Lastly, I used a four-hole punch to make larger holes in the ends of the straps, and in the matching bottom pieces. You could do this just as well with an awl, nobody is going to see these stitches.

Step 3: Stitch the Straps to the Soles.

The four holes in each end of the straps will match up with holes in the strips that go on the bottom.

Use an awl to poke a pair of holes where you marked the anchor point for the toe-loop. Thread a needle and sew the toe-loop down with several passes of thread through the sole, using the two-hole bottom piece to keep the thread from cutting into the foam. Snug the toe-loop down good and tight, as this will loosen up as the soles compress.
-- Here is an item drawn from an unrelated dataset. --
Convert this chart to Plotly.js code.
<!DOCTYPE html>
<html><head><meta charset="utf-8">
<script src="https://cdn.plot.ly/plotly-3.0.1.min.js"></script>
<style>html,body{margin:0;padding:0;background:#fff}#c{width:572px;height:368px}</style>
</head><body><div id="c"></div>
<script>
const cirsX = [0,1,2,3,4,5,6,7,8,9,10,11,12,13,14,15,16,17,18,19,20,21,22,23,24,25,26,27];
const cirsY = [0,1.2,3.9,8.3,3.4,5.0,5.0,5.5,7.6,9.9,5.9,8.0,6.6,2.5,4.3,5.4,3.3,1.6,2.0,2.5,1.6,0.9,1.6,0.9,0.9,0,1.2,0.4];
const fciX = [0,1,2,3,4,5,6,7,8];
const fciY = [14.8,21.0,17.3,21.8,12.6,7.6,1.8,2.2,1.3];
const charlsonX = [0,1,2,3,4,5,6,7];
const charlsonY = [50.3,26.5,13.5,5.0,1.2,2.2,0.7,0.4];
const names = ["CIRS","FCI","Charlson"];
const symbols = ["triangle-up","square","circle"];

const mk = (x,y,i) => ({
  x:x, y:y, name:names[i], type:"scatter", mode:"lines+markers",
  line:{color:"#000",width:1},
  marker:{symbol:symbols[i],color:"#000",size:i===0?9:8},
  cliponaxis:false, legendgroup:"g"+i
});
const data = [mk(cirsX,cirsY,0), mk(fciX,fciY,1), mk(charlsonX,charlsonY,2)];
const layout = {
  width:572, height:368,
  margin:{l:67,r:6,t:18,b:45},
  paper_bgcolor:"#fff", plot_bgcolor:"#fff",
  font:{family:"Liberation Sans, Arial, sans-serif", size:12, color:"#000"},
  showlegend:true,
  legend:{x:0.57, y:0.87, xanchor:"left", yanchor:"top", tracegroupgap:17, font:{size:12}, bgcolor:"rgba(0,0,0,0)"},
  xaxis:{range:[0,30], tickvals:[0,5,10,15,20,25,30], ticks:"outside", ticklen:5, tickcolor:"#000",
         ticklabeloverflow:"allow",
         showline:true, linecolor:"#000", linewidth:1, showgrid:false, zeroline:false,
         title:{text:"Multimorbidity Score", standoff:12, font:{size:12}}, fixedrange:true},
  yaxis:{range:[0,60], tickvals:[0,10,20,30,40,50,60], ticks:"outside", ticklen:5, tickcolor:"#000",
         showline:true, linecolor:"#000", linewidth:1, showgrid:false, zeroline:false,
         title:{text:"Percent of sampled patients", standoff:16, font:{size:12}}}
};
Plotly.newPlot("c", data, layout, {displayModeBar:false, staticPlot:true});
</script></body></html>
To fit the straps to your feet, stand on the sole, with the toe loop between your toes, and curl the strap around your foot. Use thumb tacks to anchor the straps in position for a test fit. The straps should be a little snug. Once I had the straps anchored at the correct length, I marked the locations for where to anchor each strap. (I decided to cut off some of the excess material from each end and punched new holes in the ends of the straps).
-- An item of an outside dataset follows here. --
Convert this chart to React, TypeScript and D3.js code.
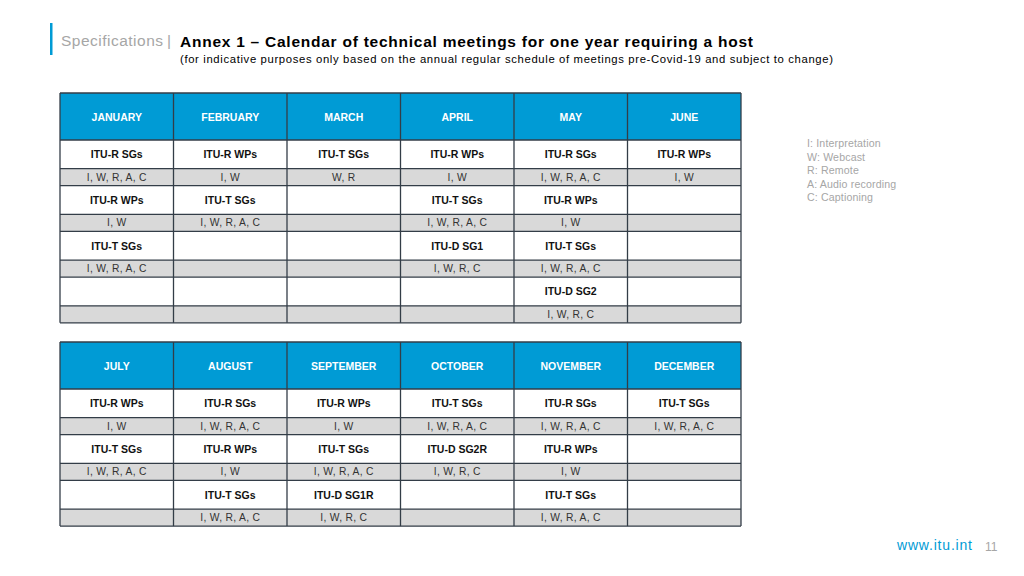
import React from "react";
import * as d3 from "d3";

const monthsH1 = ["JANUARY", "FEBRUARY", "MARCH", "APRIL", "MAY", "JUNE"];
const monthsH2 = ["JULY", "AUGUST", "SEPTEMBER", "OCTOBER", "NOVEMBER", "DECEMBER"];

// meetings per month: [name, services]
const meetingsH1: [string, string][][] = [
  [["ITU-R SGs", "I, W, R, A, C"], ["ITU-R WPs", "I, W"], ["ITU-T SGs", "I, W, R, A, C"]],
  [["ITU-R WPs", "I, W"], ["ITU-T SGs", "I, W, R, A, C"]],
  [["ITU-T SGs", "W, R"]],
  [["ITU-R WPs", "I, W"], ["ITU-T SGs", "I, W, R, A, C"], ["ITU-D SG1", "I, W, R, C"]],
  [["ITU-R SGs", "I, W, R, A, C"], ["ITU-R WPs", "I, W"], ["ITU-T SGs", "I, W, R, A, C"], ["ITU-D SG2", "I, W, R, C"]],
  [["ITU-R WPs", "I, W"]],
];
const meetingsH2: [string, string][][] = [
  [["ITU-R WPs", "I, W"], ["ITU-T SGs", "I, W, R, A, C"]],
  [["ITU-R SGs", "I, W, R, A, C"], ["ITU-R WPs", "I, W"], ["ITU-T SGs", "I, W, R, A, C"]],
  [["ITU-R WPs", "I, W"], ["ITU-T SGs", "I, W, R, A, C"], ["ITU-D SG1R", "I, W, R, C"]],
  [["ITU-T SGs", "I, W, R, A, C"], ["ITU-D SG2R", "I, W, R, C"]],
  [["ITU-R SGs", "I, W, R, A, C"], ["ITU-R WPs", "I, W"], ["ITU-T SGs", "I, W, R, A, C"]],
  [["ITU-T SGs", "I, W, R, A, C"]],
];
const slotsH1 = 4;
const slotsH2 = 3;

const legendItems = ["I: Interpretation", "W: Webcast", "R: Remote", "A: Audio recording", "C: Captioning"];

const FONT = "'Liberation Sans', Arial, Helvetica, sans-serif";
const BLUE = "#009bd5";
const GRAY = "#d9d9d9";
const LINE = "#333d47";

function Table({ months, meetings, slots, top }: { months: string[]; meetings: [string, string][][]; slots: number; top: number }) {
  const x = d3.scaleBand<string>().domain(months).range([60, 741]);
  const headerH = 47;
  const whiteH = 28.7;
  const grayH = 17;
  const slotY = d3.scaleLinear().domain([0, 1]).range([top + headerH, top + headerH + whiteH + grayH]);
  const bottom = slotY(slots);
  const cells: React.ReactNode[] = [];
  months.forEach((m, ci) => {
    const x0 = x(m)!;
    const w = x.bandwidth();
    cells.push(<rect key={`h${ci}`} x={x0} y={top} width={w} height={headerH} fill={BLUE} />);
    cells.push(
      <text key={`ht${ci}`} x={x0 + w / 2} y={top + headerH / 2 + 0.5} textAnchor="middle" dominantBaseline="central" fill="#fff" fontWeight="bold" fontSize={10.5} fontFamily={FONT}>
        {m}
      </text>
    );
    for (let s = 0; s < slots; s++) {
      const y0 = slotY(s);
      const mt = meetings[ci][s];
      cells.push(<rect key={`w${ci}-${s}`} x={x0} y={y0} width={w} height={whiteH} fill="#fff" />);
      cells.push(<rect key={`g${ci}-${s}`} x={x0} y={y0 + whiteH} width={w} height={grayH} fill={GRAY} />);
      if (mt) {
        cells.push(
          <text key={`n${ci}-${s}`} x={x0 + w / 2} y={y0 + whiteH / 2} textAnchor="middle" dominantBaseline="central" fill="#111" fontWeight="bold" fontSize={10.5} fontFamily={FONT}>
            {mt[0]}
          </text>
        );
        cells.push(
          <text key={`s${ci}-${s}`} x={x0 + w / 2} y={y0 + whiteH + grayH / 2} textAnchor="middle" dominantBaseline="central" fill="#333" fontSize={10.3} letterSpacing={0.3} fontFamily={FONT}>
            {mt[1]}
          </text>
        );
      }
    }
  });
  const lines: React.ReactNode[] = [];
  [...months.map((m) => x(m)!), 741].forEach((xv, i) => {
    lines.push(<line key={`v${i}`} x1={xv} x2={xv} y1={top} y2={bottom} stroke={LINE} strokeWidth={1.3} />);
  });
  const hs: number[] = [top, top + headerH];
  for (let s = 0; s < slots; s++) {
    hs.push(slotY(s) + whiteH);
    hs.push(slotY(s + 1));
  }
  hs.forEach((yv, i) => {
    lines.push(<line key={`hl${i}`} x1={60} x2={741} y1={yv} y2={yv} stroke={LINE} strokeWidth={1.3} />);
  });
  return (
    <g>
      {cells}
      {lines}
    </g>
  );
}

export default function App() {
  return (
    <svg width={1024} height={576} style={{ position: "absolute", left: 0, top: 0, background: "#fff" }}>
      <rect x={0} y={0} width={1024} height={576} fill="#fff" />
      <rect x={50} y={23} width={2.5} height={32} fill={BLUE} />
      <text x={61} y={46} fontSize={15.5} fill="#a6a6a6" fontFamily={FONT} textLength={102} lengthAdjust="spacing">
        Specifications
      </text>
      <text x={167} y={46} fontSize={15.5} fill="#a6a6a6" fontFamily={FONT}>
        |
      </text>
      <text x={180} y={47} fontSize={15.5} fontWeight="bold" fill="#000" fontFamily={FONT} textLength={573} lengthAdjust="spacing">
        Annex 1 – Calendar of technical meetings for one year requiring a host
      </text>
      <text x={180} y={63} fontSize={11.3} fill="#000" fontFamily={FONT} textLength={653} lengthAdjust="spacing">
        (for indicative purposes only based on the annual regular schedule of meetings pre-Covid-19 and subject to change)
      </text>
      <Table months={monthsH1} meetings={meetingsH1} slots={slotsH1} top={93} />
      <Table months={monthsH2} meetings={meetingsH2} slots={slotsH2} top={342} />
      {legendItems.map((t, i) => (
        <text key={t} x={807} y={147 + i * 13.5} fontSize={10.6} letterSpacing={0.15} fill="#a6a6a6" fontFamily={FONT}>
          {t}
        </text>
      ))}
      <text x={897} y={550} fontSize={14} fill={BLUE} fontFamily={FONT} textLength={75} lengthAdjust="spacing">
        www.itu.int
      </text>
      <text x={985} y={551} fontSize={12} fill="#a6a6a6" fontFamily={FONT}>
        11
      </text>
    </svg>
  );
}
Using the marks, push the awl through each of the four holes where the strap will be mounted, keeping the awl as straight as possible, so you can line up the holes on the top, with the holes on the bottom piece. Do your best to line up the holes, but it doesn't have to be perfect. It may be easier to punch the holes with the awl as you are stitching the straps to the soles. Stitch the strap and bottom part together very snugly, compressing the foam a bit if you can.

Note, you can always re-tie (or move) these connections if the straps get loose.

That's it, your soft summer flip flops are ready to wear. You can add some sort of finish to the leather, but I'm just leaving these plain.